Free-form, conversational, and quietly non-deterministic.
Every arrow in that diagram has a question mark on it because there was no durable record of any message. The transport could fail. The receiving agent could mishear. The state could drift between two agents who both thought they were aligned.
Worst part: when something went wrong, there was nothing to read back. No git log. No diff. No file. Just two confident transcripts diverging in opposite directions, both sounding like adults.
The five lies
After the April 11 incident, I sat down with three months of transcripts and looked for the failure modes I'd been waving off as "agents being weird." There were five. Once I had names for them, I started seeing them everywhere.

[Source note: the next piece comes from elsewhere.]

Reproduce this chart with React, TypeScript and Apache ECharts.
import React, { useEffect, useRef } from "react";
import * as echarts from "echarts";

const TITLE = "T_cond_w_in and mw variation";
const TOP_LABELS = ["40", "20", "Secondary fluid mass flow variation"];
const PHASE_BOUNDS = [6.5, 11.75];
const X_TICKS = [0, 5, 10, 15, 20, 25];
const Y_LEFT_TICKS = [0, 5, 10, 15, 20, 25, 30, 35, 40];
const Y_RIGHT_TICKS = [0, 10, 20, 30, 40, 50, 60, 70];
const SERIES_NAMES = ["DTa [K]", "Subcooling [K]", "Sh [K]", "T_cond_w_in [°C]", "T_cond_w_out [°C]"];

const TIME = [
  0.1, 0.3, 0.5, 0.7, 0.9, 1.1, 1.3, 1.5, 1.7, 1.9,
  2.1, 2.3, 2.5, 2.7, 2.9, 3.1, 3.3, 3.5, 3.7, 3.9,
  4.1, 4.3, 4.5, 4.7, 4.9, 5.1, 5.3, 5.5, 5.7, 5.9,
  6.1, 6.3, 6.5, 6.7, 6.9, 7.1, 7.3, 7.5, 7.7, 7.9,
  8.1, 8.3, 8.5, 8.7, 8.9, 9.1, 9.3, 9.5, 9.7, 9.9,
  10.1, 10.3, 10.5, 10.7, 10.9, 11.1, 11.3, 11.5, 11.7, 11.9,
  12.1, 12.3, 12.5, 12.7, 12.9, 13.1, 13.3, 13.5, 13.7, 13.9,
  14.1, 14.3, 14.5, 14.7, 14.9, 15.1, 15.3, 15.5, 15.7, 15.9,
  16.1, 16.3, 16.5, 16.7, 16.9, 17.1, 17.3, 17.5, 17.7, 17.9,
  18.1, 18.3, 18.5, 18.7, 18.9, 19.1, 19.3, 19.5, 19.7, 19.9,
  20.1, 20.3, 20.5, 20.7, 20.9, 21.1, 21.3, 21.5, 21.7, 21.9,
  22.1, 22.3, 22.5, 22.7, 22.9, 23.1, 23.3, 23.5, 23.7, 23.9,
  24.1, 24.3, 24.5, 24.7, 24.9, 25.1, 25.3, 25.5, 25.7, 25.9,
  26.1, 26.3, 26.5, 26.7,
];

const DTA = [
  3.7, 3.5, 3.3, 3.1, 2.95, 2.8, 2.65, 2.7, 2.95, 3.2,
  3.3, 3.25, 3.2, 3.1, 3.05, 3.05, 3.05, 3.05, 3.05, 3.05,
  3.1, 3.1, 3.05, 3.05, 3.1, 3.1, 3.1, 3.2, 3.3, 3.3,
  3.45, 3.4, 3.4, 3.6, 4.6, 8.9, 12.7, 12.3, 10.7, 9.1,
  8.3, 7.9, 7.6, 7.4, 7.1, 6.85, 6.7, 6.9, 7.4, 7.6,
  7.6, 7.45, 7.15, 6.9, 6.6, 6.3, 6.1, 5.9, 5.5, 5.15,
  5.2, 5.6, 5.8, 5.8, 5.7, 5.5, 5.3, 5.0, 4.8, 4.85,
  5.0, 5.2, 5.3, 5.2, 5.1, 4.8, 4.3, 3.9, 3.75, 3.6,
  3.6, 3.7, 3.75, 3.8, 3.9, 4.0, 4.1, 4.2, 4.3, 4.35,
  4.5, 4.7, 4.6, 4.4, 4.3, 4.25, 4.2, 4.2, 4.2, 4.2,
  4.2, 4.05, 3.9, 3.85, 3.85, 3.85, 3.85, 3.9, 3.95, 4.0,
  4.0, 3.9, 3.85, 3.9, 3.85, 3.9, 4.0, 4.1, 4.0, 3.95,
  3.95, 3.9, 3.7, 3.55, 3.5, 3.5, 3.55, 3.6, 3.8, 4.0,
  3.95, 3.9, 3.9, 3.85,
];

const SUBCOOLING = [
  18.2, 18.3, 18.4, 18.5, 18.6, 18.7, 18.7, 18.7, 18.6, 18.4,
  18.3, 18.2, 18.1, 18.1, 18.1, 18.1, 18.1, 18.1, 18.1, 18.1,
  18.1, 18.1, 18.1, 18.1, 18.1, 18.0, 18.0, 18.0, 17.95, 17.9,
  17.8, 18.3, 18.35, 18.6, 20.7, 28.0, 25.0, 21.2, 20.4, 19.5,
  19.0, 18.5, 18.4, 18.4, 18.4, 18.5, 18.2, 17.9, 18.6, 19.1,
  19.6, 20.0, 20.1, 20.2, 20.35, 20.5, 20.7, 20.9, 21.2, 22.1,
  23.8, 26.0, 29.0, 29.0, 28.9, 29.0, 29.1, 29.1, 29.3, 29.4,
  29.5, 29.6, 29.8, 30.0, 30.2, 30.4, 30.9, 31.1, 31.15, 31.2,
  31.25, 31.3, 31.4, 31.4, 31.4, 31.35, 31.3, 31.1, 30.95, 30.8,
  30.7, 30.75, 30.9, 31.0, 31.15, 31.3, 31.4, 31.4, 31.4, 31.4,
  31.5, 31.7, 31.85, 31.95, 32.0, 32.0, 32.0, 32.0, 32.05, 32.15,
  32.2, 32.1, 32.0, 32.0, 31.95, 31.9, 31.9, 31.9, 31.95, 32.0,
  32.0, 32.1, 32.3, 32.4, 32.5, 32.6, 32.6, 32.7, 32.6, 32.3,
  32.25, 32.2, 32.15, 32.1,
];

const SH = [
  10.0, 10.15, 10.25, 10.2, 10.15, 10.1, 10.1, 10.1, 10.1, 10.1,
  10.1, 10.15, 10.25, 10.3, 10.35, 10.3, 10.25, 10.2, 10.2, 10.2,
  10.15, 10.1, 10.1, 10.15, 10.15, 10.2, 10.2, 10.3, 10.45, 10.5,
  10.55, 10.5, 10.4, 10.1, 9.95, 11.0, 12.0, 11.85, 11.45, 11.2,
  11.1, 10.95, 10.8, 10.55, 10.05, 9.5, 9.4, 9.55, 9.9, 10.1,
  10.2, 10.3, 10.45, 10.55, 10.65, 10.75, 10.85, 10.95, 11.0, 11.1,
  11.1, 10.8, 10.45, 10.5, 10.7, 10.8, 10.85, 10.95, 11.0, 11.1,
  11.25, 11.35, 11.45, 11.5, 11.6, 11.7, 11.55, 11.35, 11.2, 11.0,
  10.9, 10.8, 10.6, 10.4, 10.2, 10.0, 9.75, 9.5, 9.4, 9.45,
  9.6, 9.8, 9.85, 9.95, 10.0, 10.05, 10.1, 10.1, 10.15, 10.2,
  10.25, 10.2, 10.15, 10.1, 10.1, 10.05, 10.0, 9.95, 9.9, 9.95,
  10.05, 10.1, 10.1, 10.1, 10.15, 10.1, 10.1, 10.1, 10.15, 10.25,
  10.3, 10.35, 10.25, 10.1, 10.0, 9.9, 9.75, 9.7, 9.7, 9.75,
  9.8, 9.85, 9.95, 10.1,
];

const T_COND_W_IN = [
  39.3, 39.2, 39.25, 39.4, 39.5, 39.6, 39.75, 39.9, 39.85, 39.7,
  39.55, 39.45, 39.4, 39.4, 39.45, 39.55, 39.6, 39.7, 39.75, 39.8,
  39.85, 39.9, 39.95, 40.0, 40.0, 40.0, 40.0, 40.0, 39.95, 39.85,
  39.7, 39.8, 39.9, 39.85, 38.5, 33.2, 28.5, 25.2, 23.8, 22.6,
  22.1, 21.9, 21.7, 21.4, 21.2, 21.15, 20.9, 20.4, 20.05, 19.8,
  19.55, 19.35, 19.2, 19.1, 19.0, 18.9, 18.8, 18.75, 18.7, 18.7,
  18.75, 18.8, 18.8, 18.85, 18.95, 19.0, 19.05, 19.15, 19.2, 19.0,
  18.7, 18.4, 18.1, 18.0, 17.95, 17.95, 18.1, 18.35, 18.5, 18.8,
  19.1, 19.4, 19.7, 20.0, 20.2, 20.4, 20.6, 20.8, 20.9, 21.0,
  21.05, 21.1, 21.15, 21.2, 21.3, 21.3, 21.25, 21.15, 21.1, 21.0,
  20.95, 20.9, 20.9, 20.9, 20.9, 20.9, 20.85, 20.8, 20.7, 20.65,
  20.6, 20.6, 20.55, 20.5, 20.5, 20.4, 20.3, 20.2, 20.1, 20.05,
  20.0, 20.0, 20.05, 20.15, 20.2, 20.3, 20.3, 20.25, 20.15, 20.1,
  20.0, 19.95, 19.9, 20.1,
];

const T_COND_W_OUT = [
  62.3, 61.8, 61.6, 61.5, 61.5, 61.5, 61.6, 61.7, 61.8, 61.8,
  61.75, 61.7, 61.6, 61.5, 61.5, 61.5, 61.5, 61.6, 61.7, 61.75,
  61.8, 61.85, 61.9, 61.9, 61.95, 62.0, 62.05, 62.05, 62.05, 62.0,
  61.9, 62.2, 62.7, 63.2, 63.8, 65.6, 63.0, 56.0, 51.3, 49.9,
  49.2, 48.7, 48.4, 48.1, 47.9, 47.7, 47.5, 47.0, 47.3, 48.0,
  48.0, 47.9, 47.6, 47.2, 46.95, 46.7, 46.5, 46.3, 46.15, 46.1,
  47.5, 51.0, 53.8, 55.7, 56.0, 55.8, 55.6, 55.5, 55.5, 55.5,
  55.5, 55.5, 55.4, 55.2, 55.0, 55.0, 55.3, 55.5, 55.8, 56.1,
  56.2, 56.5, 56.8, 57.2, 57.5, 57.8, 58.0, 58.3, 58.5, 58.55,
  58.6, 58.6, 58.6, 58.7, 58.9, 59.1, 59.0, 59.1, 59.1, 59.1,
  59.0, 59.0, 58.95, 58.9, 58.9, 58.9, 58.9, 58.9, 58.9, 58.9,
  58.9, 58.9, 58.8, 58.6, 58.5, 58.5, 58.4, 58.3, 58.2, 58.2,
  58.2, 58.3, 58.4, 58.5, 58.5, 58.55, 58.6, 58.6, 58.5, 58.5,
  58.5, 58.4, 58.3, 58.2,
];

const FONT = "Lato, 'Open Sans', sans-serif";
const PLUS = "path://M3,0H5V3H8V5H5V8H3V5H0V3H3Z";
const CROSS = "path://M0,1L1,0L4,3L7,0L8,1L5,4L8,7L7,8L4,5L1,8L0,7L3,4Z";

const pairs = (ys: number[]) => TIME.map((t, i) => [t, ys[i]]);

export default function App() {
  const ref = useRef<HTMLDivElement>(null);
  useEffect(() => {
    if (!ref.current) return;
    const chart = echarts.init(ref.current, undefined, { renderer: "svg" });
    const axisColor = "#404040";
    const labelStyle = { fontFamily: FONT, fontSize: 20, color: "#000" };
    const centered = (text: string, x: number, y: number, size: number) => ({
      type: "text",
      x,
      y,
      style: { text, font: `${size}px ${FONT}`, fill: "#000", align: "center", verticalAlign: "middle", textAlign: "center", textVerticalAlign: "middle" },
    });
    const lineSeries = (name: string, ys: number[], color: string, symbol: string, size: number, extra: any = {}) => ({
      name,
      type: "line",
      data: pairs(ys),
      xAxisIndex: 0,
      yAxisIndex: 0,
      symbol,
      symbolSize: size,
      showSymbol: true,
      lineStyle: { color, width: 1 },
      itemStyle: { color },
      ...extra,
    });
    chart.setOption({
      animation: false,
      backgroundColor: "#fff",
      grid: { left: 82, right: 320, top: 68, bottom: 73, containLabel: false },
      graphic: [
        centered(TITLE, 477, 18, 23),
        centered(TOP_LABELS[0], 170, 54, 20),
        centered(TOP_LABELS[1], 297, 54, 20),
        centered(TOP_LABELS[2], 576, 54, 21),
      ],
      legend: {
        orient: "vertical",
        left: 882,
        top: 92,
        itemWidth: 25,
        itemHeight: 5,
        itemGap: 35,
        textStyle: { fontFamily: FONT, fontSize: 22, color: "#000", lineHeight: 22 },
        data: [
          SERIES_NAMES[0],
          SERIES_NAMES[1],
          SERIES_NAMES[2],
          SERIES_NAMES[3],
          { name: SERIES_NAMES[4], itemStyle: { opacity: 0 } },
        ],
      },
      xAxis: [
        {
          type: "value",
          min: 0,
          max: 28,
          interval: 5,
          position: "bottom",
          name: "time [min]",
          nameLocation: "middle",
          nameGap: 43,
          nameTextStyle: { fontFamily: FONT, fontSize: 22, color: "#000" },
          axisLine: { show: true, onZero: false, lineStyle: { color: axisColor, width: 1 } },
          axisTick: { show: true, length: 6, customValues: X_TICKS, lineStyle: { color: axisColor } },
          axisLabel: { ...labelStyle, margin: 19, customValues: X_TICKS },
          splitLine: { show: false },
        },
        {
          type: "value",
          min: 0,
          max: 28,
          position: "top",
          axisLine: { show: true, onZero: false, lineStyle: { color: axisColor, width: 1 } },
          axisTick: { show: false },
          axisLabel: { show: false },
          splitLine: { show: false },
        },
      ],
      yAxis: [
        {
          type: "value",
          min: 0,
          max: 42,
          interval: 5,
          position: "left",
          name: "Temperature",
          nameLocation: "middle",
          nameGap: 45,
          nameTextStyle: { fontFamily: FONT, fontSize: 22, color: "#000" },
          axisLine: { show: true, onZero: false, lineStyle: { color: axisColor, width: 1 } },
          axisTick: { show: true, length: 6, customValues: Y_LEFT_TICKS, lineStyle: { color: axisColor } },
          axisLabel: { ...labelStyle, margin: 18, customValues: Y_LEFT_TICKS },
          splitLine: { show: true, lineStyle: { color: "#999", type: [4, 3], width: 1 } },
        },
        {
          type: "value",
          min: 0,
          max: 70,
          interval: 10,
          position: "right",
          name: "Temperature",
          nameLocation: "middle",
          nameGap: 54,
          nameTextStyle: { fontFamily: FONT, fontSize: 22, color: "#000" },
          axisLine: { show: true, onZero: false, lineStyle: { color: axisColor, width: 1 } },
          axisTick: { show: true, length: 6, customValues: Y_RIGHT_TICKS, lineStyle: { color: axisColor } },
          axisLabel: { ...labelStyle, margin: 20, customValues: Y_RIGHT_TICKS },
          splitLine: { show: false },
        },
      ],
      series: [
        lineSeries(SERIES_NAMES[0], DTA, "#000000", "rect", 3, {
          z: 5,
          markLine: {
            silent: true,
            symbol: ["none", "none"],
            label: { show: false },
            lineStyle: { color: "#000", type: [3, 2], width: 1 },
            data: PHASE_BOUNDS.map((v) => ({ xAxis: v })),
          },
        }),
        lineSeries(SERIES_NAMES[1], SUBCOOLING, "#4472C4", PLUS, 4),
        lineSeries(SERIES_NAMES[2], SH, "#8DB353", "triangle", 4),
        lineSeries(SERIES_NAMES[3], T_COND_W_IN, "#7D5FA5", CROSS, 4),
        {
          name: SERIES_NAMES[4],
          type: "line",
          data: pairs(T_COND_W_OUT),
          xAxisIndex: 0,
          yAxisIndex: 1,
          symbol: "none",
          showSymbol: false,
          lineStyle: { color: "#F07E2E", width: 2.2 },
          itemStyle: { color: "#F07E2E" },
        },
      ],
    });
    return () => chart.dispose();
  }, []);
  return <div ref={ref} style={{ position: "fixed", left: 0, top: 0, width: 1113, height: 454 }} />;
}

| Lie | What the agent reported | What actually happened | How the harness catches it |
|---|---|---|---|
| Ghosting | "I sent the brief to Chip." | Chip never received the brief. | Inbox file is missing. Status check fails. |
| Hallucinating | "Confirmed receipt." | The other agent was not running. | No matching commit on the other agent's branch. |
| Failing to execute | "Regenerated course 936." | Regenerated course 938. | File scope in the work order; Acceptance check on the result. |
| Forcing work | "The operator approved this route." | Operator approved nothing. The agent ran --force-route=modernize to bypass a guard. | Force-route flag now logs to STATUS.md and triggers a halt-on-bypass review. |
| Going silent | (heartbeats green, no output) | Two agents stalled for 24 hours, neither aware the other was waiting. | STATUS.md surfaces in-flight tasks with timestamps; stale tasks light up red. |
April 11 was a hallucination and a ghosting in the same exchange. Rex hallucinated a delivery. Winnie hallucinated a receipt. Neither one was lying on purpose — they were producing the most likely next turn in a conversation, given what came before.
That's what conversational agents do. That's the primitive doing its job. The bug was trusting the primitive with state.
The gateway reset and the 779-line spec
The other failure mode was harder to see, because it didn't look like an error. It looked like silence.
On 2026-03-30 at 08:54 EDT, the gateway between two of my systems reset. A 779-line file called SPEC-evolution-engine.md was in flight. The reset ate it.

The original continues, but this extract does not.